Almost like tiles in a mosaic.

The softer blur gave way to something more complex—less comforting, perhaps, but more honest.

The experience moved so quickly that I opened my eyes to record what I had seen. I have learned that if I do not capture these moments when they occur, the details fade like dreams.

The Mosaic Realization

As I sat with what had surfaced, a realization followed quietly behind it:

People often struggle to understand one another because they only see a few pieces of the mosaic.

That old Denver memory reminded me of something important. There are moments in life when others see only the surface of us—how we look, how we sound, whether or not we seem to fit—and they make meaning from there. What they do not see is the private context. The hardship. The hope.
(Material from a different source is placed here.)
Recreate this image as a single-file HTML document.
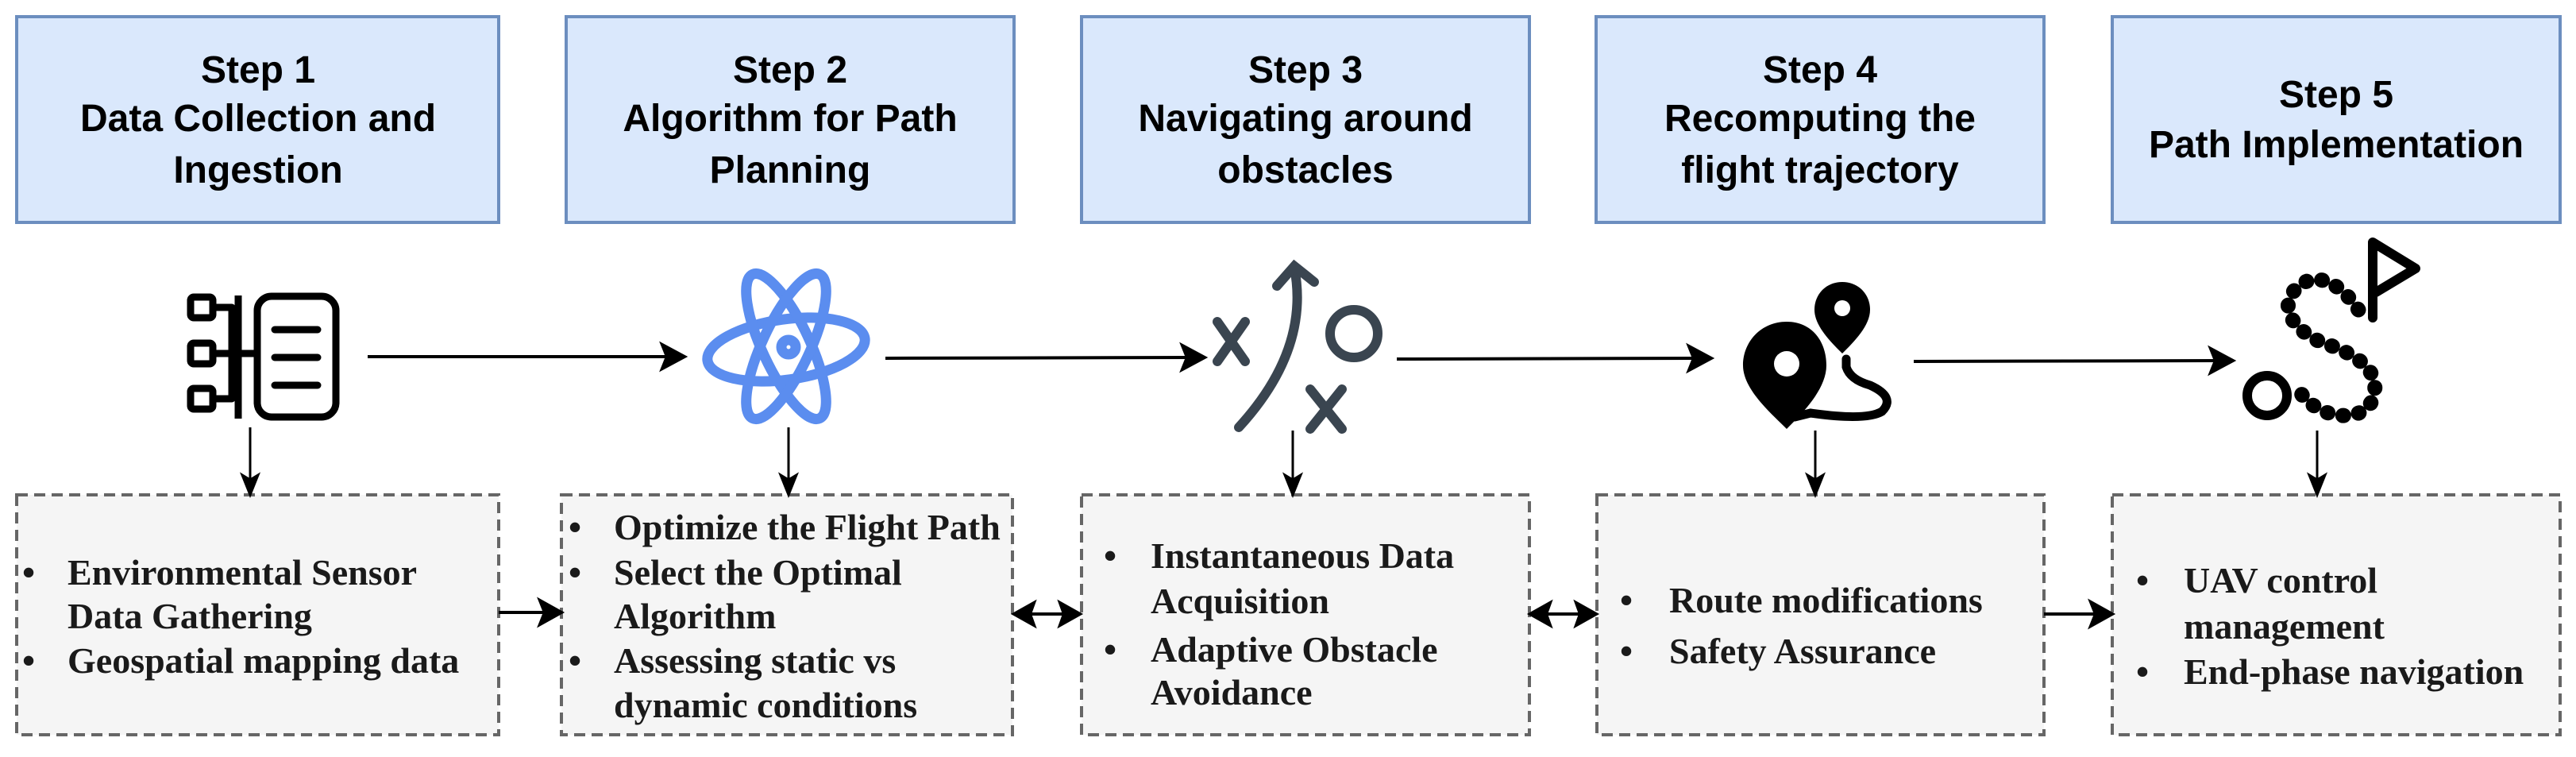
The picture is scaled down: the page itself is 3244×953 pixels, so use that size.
<!DOCTYPE html>
<html><head><meta charset="utf-8"><style>
html,body{margin:0;padding:0;background:#fff}
svg{display:block}
.t{font-family:"Liberation Sans",Arial,sans-serif;font-weight:bold;font-size:48px;fill:#000;text-anchor:middle}
.b{font-family:"Liberation Serif","Times New Roman",serif;font-weight:bold;font-size:46px;fill:#1a1a1a}
</style></head><body>
<svg width="3244" height="953" viewBox="0 0 3244 953" xmlns="http://www.w3.org/2000/svg">
<g fill="#dae8fc" stroke="#6c8ebf" stroke-width="4">
<rect x="21" y="21" width="607" height="259"/>
<rect x="713" y="21" width="564" height="259"/>
<rect x="1362" y="21" width="564" height="259"/>
<rect x="2010" y="21" width="564" height="259"/>
<rect x="2660" y="21" width="564" height="259"/>
</g>
<text class="t" x="325" y="104">Step 1</text>
<text class="t" x="325" y="165">Data Collection and</text>
<text class="t" x="325" y="230">Ingestion</text>
<text class="t" x="995" y="104">Step 2</text>
<text class="t" x="995" y="165">Algorithm for Path</text>
<text class="t" x="995" y="230">Planning</text>
<text class="t" x="1644" y="104">Step 3</text>
<text class="t" x="1644" y="165">Navigating around</text>
<text class="t" x="1644" y="230">obstacles</text>
<text class="t" x="2292" y="104">Step 4</text>
<text class="t" x="2292" y="165">Recomputing the</text>
<text class="t" x="2292" y="230">flight trajectory</text>
<text class="t" x="2942" y="135">Step 5</text>
<text class="t" x="2942" y="198">Path Implementation</text>

<g fill="#f5f5f5" stroke="#666" stroke-width="4" stroke-dasharray="14 8">
<rect x="21" y="623" width="607" height="302"/>
<rect x="707" y="623" width="568" height="302"/>
<rect x="1362" y="623" width="564" height="302"/>
<rect x="2011" y="623" width="563" height="302"/>
<rect x="2660" y="623" width="564" height="302"/>
</g>
<g>
<text class="b" x="28" y="736">•</text><text class="b" x="85" y="736">Environmental Sensor</text>
<text class="b" x="85" y="791">Data Gathering</text>
<text class="b" x="28" y="847">•</text><text class="b" x="85" y="847">Geospatial mapping data</text>

<text class="b" x="716" y="679">•</text><text class="b" x="773" y="679">Optimize the Flight Path</text>
<text class="b" x="716" y="736">•</text><text class="b" x="773" y="736">Select the Optimal</text>
<text class="b" x="773" y="791">Algorithm</text>
<text class="b" x="716" y="847">•</text><text class="b" x="773" y="847">Assessing static vs</text>
<text class="b" x="773" y="903">dynamic conditions</text>

<text class="b" x="1390" y="715">•</text><text class="b" x="1449" y="715">Instantaneous Data</text>
<text class="b" x="1449" y="772">Acquisition</text>
<text class="b" x="1390" y="833">•</text><text class="b" x="1449" y="833">Adaptive Obstacle</text>
<text class="b" x="1449" y="887">Avoidance</text>

<text class="b" x="2040" y="771">•</text><text class="b" x="2102" y="771">Route modifications</text>
<text class="b" x="2040" y="835">•</text><text class="b" x="2102" y="835">Safety Assurance</text>

<text class="b" x="2690" y="746">•</text><text class="b" x="2750" y="746">UAV control</text>
<text class="b" x="2750" y="804">management</text>
<text class="b" x="2690" y="861">•</text><text class="b" x="2750" y="861">End-phase navigation</text>
</g>

<g stroke="#000" stroke-width="4" fill="#000">
<line x1="463" y1="449" x2="850" y2="449"/><path d="M862 449 L834 434 L840 449 L834 464Z"/>
<line x1="1115" y1="451" x2="1505" y2="450"/><path d="M1517 450 L1489 435 L1495 450 L1489 465Z"/>
<line x1="1759" y1="452" x2="2143" y2="451"/><path d="M2155 451 L2127 436 L2133 451 L2127 466Z"/>
<line x1="2410" y1="455" x2="2800" y2="454"/><path d="M2812 454 L2784 439 L2790 454 L2784 469Z"/>
</g>
<g stroke="#000" stroke-width="3" fill="#000">
<line x1="315" y1="538" x2="315" y2="612"/><path d="M315 623 L305 598 L315 604 L325 598Z"/>
<line x1="993" y1="538" x2="993" y2="612"/><path d="M993 623 L983 598 L993 604 L1003 598Z"/>
<line x1="1628" y1="542" x2="1628" y2="612"/><path d="M1628 623 L1618 598 L1628 604 L1638 598Z"/>
<line x1="2286" y1="542" x2="2286" y2="612"/><path d="M2286 623 L2276 598 L2286 604 L2296 598Z"/>
<line x1="2918" y1="542" x2="2918" y2="612"/><path d="M2918 623 L2908 598 L2918 604 L2928 598Z"/>
</g>
<g stroke="#000" stroke-width="4" fill="#000">
<line x1="628" y1="771" x2="695" y2="771"/><path d="M707 771 L680 756 L686 771 L680 786Z"/>
<line x1="1290" y1="773" x2="1348" y2="773"/><path d="M1277 773 L1302 759 L1297 773 L1302 787Z"/><path d="M1360 773 L1335 759 L1340 773 L1335 787Z"/>
<line x1="1940" y1="773" x2="1998" y2="773"/><path d="M1927 773 L1952 759 L1947 773 L1952 787Z"/><path d="M2010 773 L1985 759 L1990 773 L1985 787Z"/>
<line x1="2574" y1="773" x2="2648" y2="773"/><path d="M2660 773 L2633 758 L2639 773 L2633 788Z"/>
</g>

<g stroke="#000" stroke-width="9" fill="none" stroke-linejoin="round">
<rect x="240" y="374" width="28" height="26" rx="4"/>
<rect x="240" y="432" width="28" height="26" rx="4"/>
<rect x="240" y="489" width="28" height="26" rx="4"/>
<path d="M268 387 H292 V502 H268 M268 445 H320"/>
<line x1="300" y1="372" x2="300" y2="527"/>
<rect x="324" y="373" width="99" height="152" rx="18"/>
<path d="M346 415 H400 M346 450 H400 M346 485 H400" stroke-linecap="round"/>
</g>
<g stroke="#5b8def" stroke-width="13" fill="none">
<ellipse cx="990" cy="440" rx="100" ry="38" transform="rotate(-8 990 440)"/>
<ellipse cx="990" cy="436" rx="100" ry="30" transform="rotate(65 990 436)"/>
<ellipse cx="990" cy="436" rx="100" ry="30" transform="rotate(-65 990 436)"/>
<circle cx="993" cy="437" r="9"/>
</g>
<g stroke="#3a4550" stroke-width="12" fill="none" stroke-linecap="round">
<path d="M1533 405 L1568 455 M1568 405 L1533 455"/>
<path d="M1650 490 L1690 540 M1690 490 L1650 540"/>
<circle cx="1705" cy="420" r="30"/>
<path d="M1560 538 Q1650 440 1630 337"/>
<path d="M1608 360 L1630 335 L1655 355"/>
</g>
<g fill="#000">
<path d="M2250 405 C2218 405 2195 430 2195 460 C2195 490 2230 520 2250 540 C2270 520 2300 490 2300 460 C2300 430 2282 405 2250 405Z"/>
<circle cx="2250" cy="458" r="16" fill="#fff"/>
<path d="M2320 355 C2300 355 2285 370 2285 390 C2285 410 2305 430 2320 445 C2335 430 2355 410 2355 390 C2355 370 2340 355 2320 355Z"/>
<circle cx="2320" cy="388" r="10" fill="#fff"/>
</g>
<path d="M2325 452 V462 Q2330 478 2355 485 Q2388 500 2370 518 Q2350 530 2280 520 L2260 525" stroke="#000" stroke-width="11" fill="none" stroke-linecap="round"/>
<g stroke="#000" stroke-width="12" fill="none" stroke-linecap="round" stroke-linejoin="round">
<path d="M2988 400 V305 L3042 338 L2992 368"/>
<circle cx="2855" cy="498" r="25"/>
<path d="M2970 390 C2950 360 2920 340 2895 360 C2860 390 2900 425 2935 435 C2975 450 2995 470 2990 495 C2985 525 2950 530 2920 515 C2905 505 2900 500 2898 495" stroke-dasharray="1 19" stroke-width="19"/>
</g>
</svg>
</body></html>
The invisible weight a person may be carrying into the room with them.

None of us carries the full picture of another person’s life.

We see behavior.

We hear words.

But we do not see the hidden experiences, the private struggles, or the silent decisions that shaped those actions.
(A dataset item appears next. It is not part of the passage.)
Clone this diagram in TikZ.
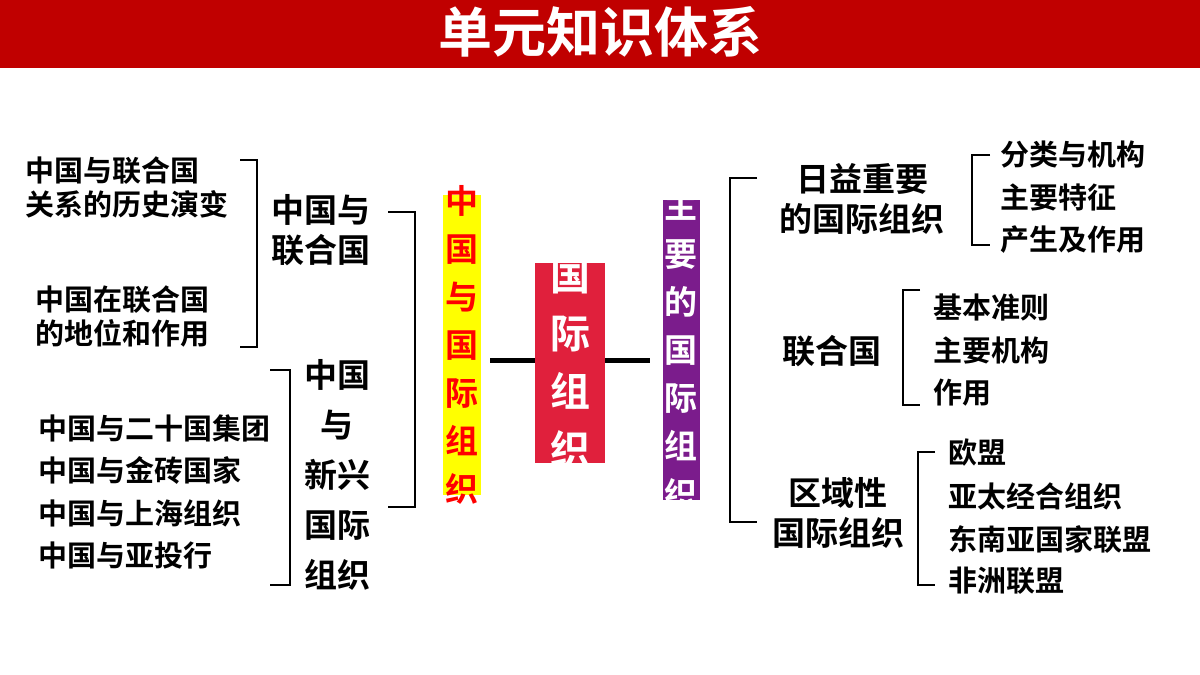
\documentclass[tikz,border=0pt]{standalone}
\usepackage{fontspec}
\setmainfont{Noto Sans CJK SC}[BoldFont={Noto Sans CJK SC Bold}]
\newfontfamily\cjk{Noto Sans CJK SC Bold}
\begin{document}
\begin{tikzpicture}[x=0.5pt,y=-0.5pt]
\definecolor{hdr}{HTML}{C00000}
\definecolor{cred}{HTML}{E0203C}
\definecolor{cpur}{HTML}{7B1C8C}
\definecolor{cyel}{HTML}{FFFF00}
\tikzset{
 t/.style={font=\cjk\fontsize{14.5}{17}\selectfont, align=left, inner sep=0pt},
 tm/.style={font=\cjk\fontsize{16.5}{20}\selectfont, align=center, inner sep=0pt},
 br/.style={line width=1.2pt, black},
 vbox/.style={inner sep=0pt, align=center},
 bar/.style={line width=2.5pt, black}
}
\useasboundingbox (0,0) rectangle (1200,675);
\fill[white] (0,0) rectangle (1200,675);
\fill[hdr] (0,0) rectangle (1200,68);
\node[font=\cjk\fontsize{27}{30}\selectfont, text=white] (title) at (600,32) {单元知识体系};
% center boxes
\fill[cred] (535,263) rectangle (605,463);
\node[vbox, font=\cjk\fontsize{20}{29}\selectfont, text=white] (c) at (570,363) {国\\际\\组\\织};
\fill[cyel] (443,195) rectangle (481,495);
\node[vbox, font=\cjk\fontsize{16.5}{24}\selectfont, text=red] (l) at (462,345) {中\\国\\与\\国\\际\\组\\织};
\fill[cpur] (663,200) rectangle (700,500);
\node[vbox, font=\cjk\fontsize{16.5}{24}\selectfont, text=white] (r) at (681,350) {主\\要\\的\\国\\际\\组\\织};
\coordinate (la) at (490,360); \coordinate (ra) at (650,360);
\draw[bar] (la) -- (535,360);
\draw[bar] (605,360) -- (ra);
% left side
\draw[br] (388,212) -- (415,212) -- (415,507) -- (388,507);
\node[tm] (a1) at (321,230) {中国与\\联合国};
\node[tm, font=\cjk\fontsize{16.5}{25}\selectfont] (a2) at (337,475) {中国\\与\\新兴\\国际\\组织};
\draw[br] (240,160) -- (257,160) -- (257,347) -- (240,347);
\node[t, anchor=west] (b1) at (25,187) {中国与联合国\\关系的历史演变};
\node[t, anchor=west] (b2) at (35,316) {中国在联合国\\的地位和作用};
\draw[br] (270,370) -- (290,370) -- (290,585) -- (270,585);
\node[t, anchor=west] (c1) at (38,428) {中国与二十国集团};
\node[t, anchor=west] (c2) at (38,470) {中国与金砖国家};
\node[t, anchor=west] (c3) at (38,513) {中国与上海组织};
\node[t, anchor=west] (c4) at (38,555) {中国与亚投行};
% right side
\draw[br] (757,178) -- (730,178) -- (730,522) -- (757,522);
\node[tm] (d1) at (862,199) {日益重要\\的国际组织};
\node[tm] (d2) at (832,351) {联合国};
\node[tm] (d3) at (838,513) {区域性\\国际组织};
\draw[br] (990,155) -- (972,155) -- (972,245) -- (990,245);
\node[t, anchor=west] (e1) at (1000,155) {分类与机构};
\node[t, anchor=west] (e2) at (1000,197) {主要特征};
\node[t, anchor=west] (e3) at (1000,240) {产生及作用};
\draw[br] (920,290) -- (903,290) -- (903,405) -- (920,405);
\node[t, anchor=west] (f1) at (933,307) {基本准则};
\node[t, anchor=west] (f2) at (933,350) {主要机构};
\node[t, anchor=west] (f3) at (933,393) {作用};
\draw[br] (935,452) -- (918,452) -- (918,585) -- (935,585);
\node[t, anchor=west] (g1) at (948,453) {欧盟};
\node[t, anchor=west] (g2) at (948,496) {亚太经合组织};
\node[t, anchor=west] (g3) at (948,539) {东南亚国家联盟};
\node[t, anchor=west] (g4) at (948,581) {非洲联盟};
\end{tikzpicture}
\end{document}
Some truths people share openly.

Others remain private.

And some—whether by choice or necessity—remain buried so deeply that they will travel with us to the grave.

When those unseen pieces remain hidden, the picture others see of us can appear confusing or incomplete.
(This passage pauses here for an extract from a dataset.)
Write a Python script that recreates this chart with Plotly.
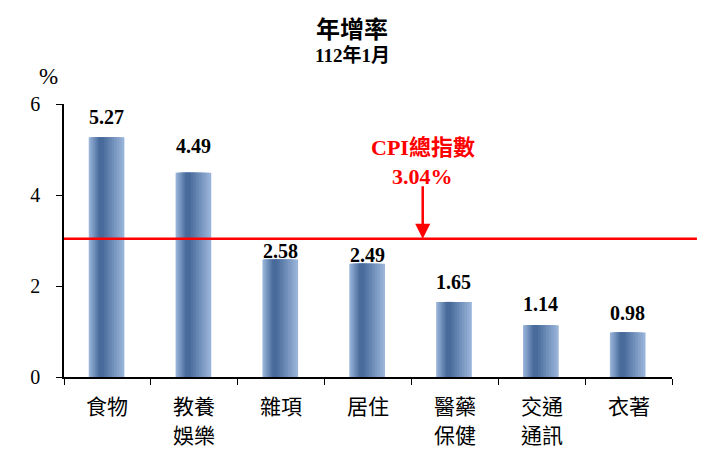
import plotly.graph_objects as go

categories = ["食物", "教養娛樂", "雜項", "居住", "醫藥保健", "交通通訊", "衣著"]
label_line1 = ["食物", "教養", "雜項", "居住", "醫藥", "交通", "衣著"]
label_line2 = ["", "娛樂", "", "", "保健", "通訊", ""]
values = [5.27, 4.49, 2.58, 2.49, 1.65, 1.14, 0.98]
cpi_total = 3.04
y_ticks = [0, 2, 4, 6]

# pixel lift of each value label above its bar (labels near the red line sit lower)
label_lift = [20, 27, 9, 9, 20, 21, 19]

serif = "Liberation Serif"
cjk = "Noto Sans CJK TC"

fig = go.Figure()

# fake horizontal gradient: stack of narrower, darker bars
light = (152, 179, 217)
dark = (72, 107, 155)
steps = 9
full_w = 0.41
for i in range(steps):
    t = i / (steps - 1)
    w = full_w * (1 - 0.85 * t)
    centre = -0.01 - 0.06 * t
    r, g, b = [int(light[k] + (dark[k] - light[k]) * t) for k in range(3)]
    fig.add_trace(go.Bar(
        x=categories,
        y=values,
        width=w,
        offset=centre - w / 2,
        marker=dict(color=f"rgb({r},{g},{b})", line=dict(width=0)),
        showlegend=False,
        hoverinfo="skip",
    ))

# value labels
for cat, v, lift in zip(categories, values, label_lift):
    fig.add_annotation(
        x=cat, y=v, yshift=lift, xshift=-1,
        text=f"<b>{v:.2f}</b>", showarrow=False, yanchor="middle",
        font=dict(family=serif, size=20, color="black"),
    )

# category labels, two lines with wide spacing
for cat, l1, l2 in zip(categories, label_line1, label_line2):
    fig.add_annotation(
        x=cat, xref="x", yref="paper", y=0, yshift=-28,
        text=l1, showarrow=False, yanchor="middle",
        font=dict(family=cjk, size=21, color="black"),
    )
    if l2:
        fig.add_annotation(
            x=cat, xref="x", yref="paper", y=0, yshift=-57,
            text=l2, showarrow=False, yanchor="middle",
            font=dict(family=cjk, size=21, color="black"),
        )

fig.add_shape(
    type="line", xref="paper", yref="y",
    x0=0, x1=1.041, y0=cpi_total, y1=cpi_total,
    line=dict(color="#ff0000", width=2.5),
)

fig.add_annotation(
    xref="paper", yref="y", x=0.59, y=cpi_total,
    ax=0, ay=-54, axref="pixel", ayref="pixel",
    showarrow=True, arrowhead=2, arrowsize=1.2, arrowwidth=2.5,
    arrowcolor="#ff0000", text="",
)
fig.add_annotation(
    xref="paper", yref="y", x=0.59, y=cpi_total, yshift=91,
    text="<b>CPI總指數</b>", showarrow=False, yanchor="middle",
    font=dict(family=serif + ", " + cjk, size=22, color="#ff0000"),
)
fig.add_annotation(
    xref="paper", yref="y", x=0.59, y=cpi_total, yshift=62,
    text=f"<b>{cpi_total:.2f}%</b>", showarrow=False, yanchor="middle",
    font=dict(family=serif, size=22, color="#ff0000"),
)

fig.add_annotation(
    xref="paper", yref="paper", x=0.474, y=1.0, yshift=77,
    text="<b>年增率</b>", showarrow=False, yanchor="middle", borderpad=0,
    font=dict(family=cjk, size=24, color="black"),
)
fig.add_annotation(
    xref="paper", yref="paper", x=0.474, y=1.0, yshift=49,
    text="<b>112年1月</b>", showarrow=False, yanchor="middle",
    font=dict(family=serif + ", " + cjk, size=19, color="black"),
)
fig.add_annotation(
    xref="paper", yref="paper", x=0, xshift=-27, y=1.0, yshift=28,
    text="%", showarrow=False, yanchor="middle",
    font=dict(family=serif, size=23, color="black"),
)

fig.update_layout(
    width=715, height=466,
    margin=dict(l=56, r=51, t=96, b=97),
    paper_bgcolor="white", plot_bgcolor="white",
    barmode="overlay",
    font=dict(family=cjk, color="black"),
)
fig.update_xaxes(
    showline=True, linecolor="black", linewidth=1.5,
    ticks="outside", ticklen=6, tickcolor="black", tickson="boundaries",
    showticklabels=False, automargin=False,
    showgrid=False, zeroline=False,
)
fig.update_yaxes(
    range=[0, 6], tickvals=y_ticks, automargin=False,
    showline=True, linecolor="black", linewidth=1.5,
    ticks="outside", ticklen=6, tickcolor="black",
    tickfont=dict(family=serif, size=20, color="black"),
    tickprefix="<b>", ticksuffix="</b>", ticklabelstandoff=12,
    showgrid=False, zeroline=False,
)

fig.write_html("out.html")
They are looking at the mosaic without knowing how many tiles are missing.

We are often judged by the holes in our story rather than the stones we have actually laid.

A Scene Before My Beginning

After recording that first experience, I slipped back into meditation again.

And just as quickly, the mind opened once more.

This time, it showed me a scene that existed before I was ever alive.

I found myself in what I recognized as my grandmother’s backyard.

That is where my parents were married.

I could not see every face clearly. The people were more like outlines, shapes moving softly at the edges of perception. But I could feel their presence.

I saw my mother.

I noticed patches of grass—some trimmed neatly, others slightly taller than the rest.

It felt like standing inside a memory that belonged to history rather than to me.

And yet there I was.

Not as a participant.

More like a quiet observer standing at the edge of the moment that would eventually lead to my existence.

Again, I opened my eyes to record it before it could disappear.

The Quiet Understanding

Was it a literal vision?

Probably not.

The mind is incredibly good at reconstructing scenes from fragments of knowledge, memory, and imagination.

But the meaning that surfaced afterward felt clear.

Our lives begin long before we arrive.

We are shaped by environments, choices, and circumstances that existed years—even decades—before we ever took our first breath.

And even within our own lifetime, there are chapters that quietly shape us long after the world has forgotten them.

Family histories.
Personal struggles.
Cultural environments.
The private experiences that quietly shape the people we become.

Every person is, in some way, a mosaic assembled from events that came before them.

Returning to the Quiet

After recording that second experience, I returned to meditation one final time.

This time, there were no images.

No patterns.

No memories.

Just breath, relaxation, and eventually sleep.

The mind had said what it needed to say.

QuietQuest Reflection

Meditation does not always bring visions or revelations.

Most of the time, it brings something far simpler.

Stillness.

But every once in a while, when the mind becomes quiet enough, fragments of understanding rise gently to the surface.

Not as answers.

But as pieces of a larger mosaic we are all still learning to see.

I’m curious—have you ever experienced a moment of stillness that changed the way you understood a memory, a relationship, or even yourself? How often do we judge one another by what seems missing, rather than by what has quietly been carried all along?